Supplied information:
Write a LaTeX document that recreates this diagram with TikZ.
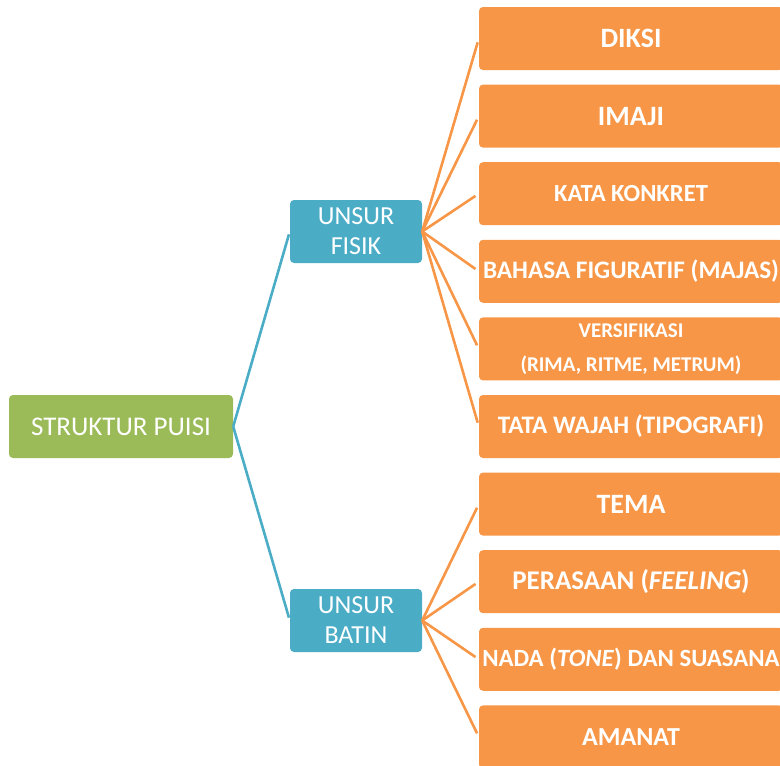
\documentclass[tikz,border=0pt]{standalone}
\usepackage{fontspec}
\setmainfont{Carlito}
\definecolor{cgreen}{HTML}{9BBB59}
\definecolor{cblue}{HTML}{4BACC6}
\definecolor{corange}{HTML}{F79646}
\begin{document}
\begin{tikzpicture}[x=1pt,y=-1pt,
  base/.style={rounded corners=4pt, text=white, inner sep=0pt, align=center, minimum height=63pt},
  rootbox/.style={base, fill=cgreen, minimum width=224pt, font=\fontsize{27}{30}\selectfont},
  midbox/.style={base, fill=cblue, minimum width=132pt, font=\fontsize{26}{30}\selectfont},
  leafbox/.style={base, fill=corange, minimum width=304pt, font=\bfseries\fontsize{28}{30}\selectfont},
  bline/.style={draw=cblue, line width=2.6pt, shorten >=3pt},
  oline/.style={draw=corange, line width=2.6pt, shorten >=4pt}]
\useasboundingbox (0,0) rectangle (780,766);
\node[rootbox] (root) at (121,426.5) {STRUKTUR PUISI};
\node[midbox] (fisik) at (356,231.5) {UNSUR\\FISIK};
\node[midbox] (batin) at (356,620.5) {UNSUR\\BATIN};
\node[leafbox] (l1) at (631,38.5) {DIKSI};
\node[leafbox] (l2) at (631,116.1) {IMAJI};
\node[leafbox, font=\bfseries\fontsize{24.6}{30}\selectfont] (l3) at (631,193.7) {KATA KONKRET};
\node[leafbox, font=\bfseries\fontsize{25.2}{30}\selectfont] (l4) at (631,271.3) {BAHASA FIGURATIF (MAJAS)};
\node[leafbox, font=\bfseries\fontsize{21}{34}\selectfont] (l5) at (631,348.9) {VERSIFIKASI\\(RIMA, RITME, METRUM)};
\node[leafbox, font=\bfseries\fontsize{25.2}{30}\selectfont] (l6) at (631,426.5) {TATA WAJAH (TIPOGRAFI)};
\node[leafbox] (l7) at (631,504.1) {TEMA};
\node[leafbox, font=\bfseries\fontsize{27}{30}\selectfont] (l8) at (631,581.7) {PERASAAN (\textit{FEELING})};
\node[leafbox, font=\bfseries\fontsize{24.8}{30}\selectfont] (l9) at (631,659.3) {NADA (\textit{TONE}) DAN SUASANA};
\node[leafbox, font=\bfseries\fontsize{26}{30}\selectfont] (l10) at (631,736.9) {AMANAT};
\draw[bline] (root.east) -- (fisik.west);
\draw[bline] (root.east) -- (batin.west);
\foreach \i in {1,...,6} \draw[oline] (fisik.east) -- (l\i.west);
\foreach \i in {7,...,10} \draw[oline] (batin.east) -- (l\i.west);
\end{tikzpicture}
\end{document}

Instructions to follow: Except for the pictures, print the data above exactly.

Written response:
Write a LaTeX document that recreates this diagram with TikZ.
\documentclass[tikz,border=0pt]{standalone}
\usepackage{fontspec}
\setmainfont{Carlito}
\definecolor{cgreen}{HTML}{9BBB59}
\definecolor{cblue}{HTML}{4BACC6}
\definecolor{corange}{HTML}{F79646}
\begin{document}
\begin{tikzpicture}[x=1pt,y=-1pt,
  base/.style={rounded corners=4pt, text=white, inner sep=0pt, align=center, minimum height=63pt},
  rootbox/.style={base, fill=cgreen, minimum width=224pt, font=\fontsize{27}{30}\selectfont},
  midbox/.style={base, fill=cblue, minimum width=132pt, font=\fontsize{26}{30}\selectfont},
  leafbox/.style={base, fill=corange, minimum width=304pt, font=\bfseries\fontsize{28}{30}\selectfont},
  bline/.style={draw=cblue, line width=2.6pt, shorten >=3pt},
  oline/.style={draw=corange, line width=2.6pt, shorten >=4pt}]
\useasboundingbox (0,0) rectangle (780,766);
\node[rootbox] (root) at (121,426.5) {STRUKTUR PUISI};
\node[midbox] (fisik) at (356,231.5) {UNSUR\\FISIK};
\node[midbox] (batin) at (356,620.5) {UNSUR\\BATIN};
\node[leafbox] (l1) at (631,38.5) {DIKSI};
\node[leafbox] (l2) at (631,116.1) {IMAJI};
\node[leafbox, font=\bfseries\fontsize{24.6}{30}\selectfont] (l3) at (631,193.7) {KATA KONKRET};
\node[leafbox, font=\bfseries\fontsize{25.2}{30}\selectfont] (l4) at (631,271.3) {BAHASA FIGURATIF (MAJAS)};
\node[leafbox, font=\bfseries\fontsize{21}{34}\selectfont] (l5) at (631,348.9) {VERSIFIKASI\\(RIMA, RITME, METRUM)};
\node[leafbox, font=\bfseries\fontsize{25.2}{30}\selectfont] (l6) at (631,426.5) {TATA WAJAH (TIPOGRAFI)};
\node[leafbox] (l7) at (631,504.1) {TEMA};
\node[leafbox, font=\bfseries\fontsize{27}{30}\selectfont] (l8) at (631,581.7) {PERASAAN (\textit{FEELING})};
\node[leafbox, font=\bfseries\fontsize{24.8}{30}\selectfont] (l9) at (631,659.3) {NADA (\textit{TONE}) DAN SUASANA};
\node[leafbox, font=\bfseries\fontsize{26}{30}\selectfont] (l10) at (631,736.9) {AMANAT};
\draw[bline] (root.east) -- (fisik.west);
\draw[bline] (root.east) -- (batin.west);
\foreach \i in {1,...,6} \draw[oline] (fisik.east) -- (l\i.west);
\foreach \i in {7,...,10} \draw[oline] (batin.east) -- (l\i.west);
\end{tikzpicture}
\end{document}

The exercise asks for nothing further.